Dr. Lakra’s fine-art practice is completely unique and very much his own. His work is loosely based in traditional drawing and painting, but also includes murals, collage, and sculpture. Found images and objects often find their way into his compositions — to the point that it sometimes becomes unclear what the artist has created and what has been appropriated. His works have been described as “teetering between attraction and repulsion,” a statement he doesn’t necessarily disagree with. As we speak, I mention that he reminds me of a Mexican version of Joseph Cornell, albeit with a rebel’s eye and a gangster twist. When asked why he continues a fine-art practice while being such an in-demand tattooist, he says: “In my solo work, I have more freedom. I don’t have to please the customer.” It’s such a simple statement, but something that most artists — unless they’ve practiced creativity for hire — would probably never understand.
While Dr. Lakra’s creative urge to work on his own, away from the demands of clients, is important to him, the collaborative element of working closely with other artists has never left his work. A few years ago, together with a group of artist friends in Oaxaca, he opened El Ojo Peludo, a shared studio and artist collective in the heart of Oaxaca City. Accessed through an unmarked door, on a side street just off the town square, it can only be described as a creative oasis. Here, in a grouping of small studios that open onto a courtyard, a dozen or so artists and craftspeople share real estate and a creative vision.

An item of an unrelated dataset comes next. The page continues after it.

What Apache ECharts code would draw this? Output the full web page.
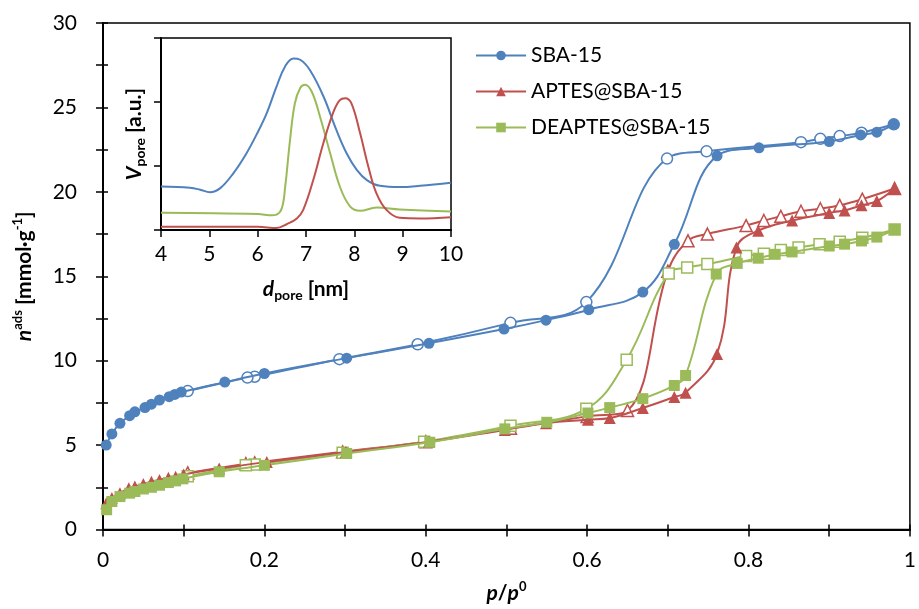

Calling themselves only by the group’s name, La Mesa Puerca, they work on painting, ceramics, and silkscreening, and have a small kimono shop. Describing his desire to start a collective, Dr. Lakra says: “I think when you are painting and drawing, you are alone with your materials. I started missing being part of a group, where you are in a community. I think it’s really inspiring and constructive. You can learn a lot by working that way. People push you in different directions.” All the artists creating work at El Ojo Peludo are unique in their own way, but the kimono studio is perhaps the most fascinating part. If you’ve ever been to Oaxaca, the first thing you realize is that traditional Zapotec crafts are everywhere. It’s a staple of the city and a large reason why visitors travel to the region. Happening upon a table in the middle of all this where a small group of people are silently and meticulously sewing kimonos is a sight I was certainly not expecting. Dr. Lakra mentions that there’s a whole movement of young artists and designers in Oaxaca who understand the rich traditions of the region but feel like it’s time to push things further — to move away from the past and toward a new, young, Oaxacan creative movement. The artists working at El Ojo Peludo are most certainly on the cutting edge of this scene.
On the subject of the Zapotec roots of his city and the fact that members of his family have been and are currently virulent activists for indigenous people’s rights, I ask Dr. Lakra how this activism has found its way into his own work. He says that rather than making his artwork about the subject, as many of his family members have done, he prefers more direct actions. In the 1990s, through a local anarchist bookshop in San Francisco, he became involved with an advocacy group that wrote letters and supplied books to incarcerated people. As many of the prisoners spoke only Spanish, it was Dr. Lakra’s job to translate the letters. “It was really gratifying work,”
he says. “We received so many letters of gratitude from the jails for sending the books, and I really felt like I was helping people.”
This started him on a path that he has continued since he’s been back in Mexico. He now goes into the juvenile jails in and around Oaxaca on a monthly basis to teach young prisoners (many of whom are Zapotec) to draw in the tattoo style. He tells me one story of a friend who was in jail; together, they arranged to have a printing press set up in the prison. “We started going there every week and giving workshops and showing movies and bringing materials to the kids,” he says. “They were creating the most incredible things … posters, books, reproductions of their drawings, even a custom deck of Mexican lotería cards, using jail slang for the imagery.” Recently, a local organization that teaches music to indigenous children came to him and asked if they could bring local kids to the prison — to partner on a production of the play West Side Story. Says Dr. Lakra: “It was the perfect play for them to collaborate on — they all really enjoyed it. The kids in jail chose images from the story and did incredible woodblock prints for the performance.”
As I exited the tattoo studio, the door closed behind me, and the sounds of the tattoo guns faded away. I re-entered the mean streets of Mexico City. I realized then that I had just met a very special person. Dr. Lakra embodies a spirit that is hard to find in the current art scene. His life and his work tell the story of a man at once at odds with his surroundings yet dedicated to bringing people and creativity together through art. When asked why he thinks he’s focused his life so passionately on his community, he gives a simple answer, bringing it back to the art workshop he did with Gabriel Orozco when he was a teenager. “That experience had a very big effect on me at the time, and it’s stayed with me,” he says. “Maybe I’m just trying to constantly replicate that in my day-to-day life.”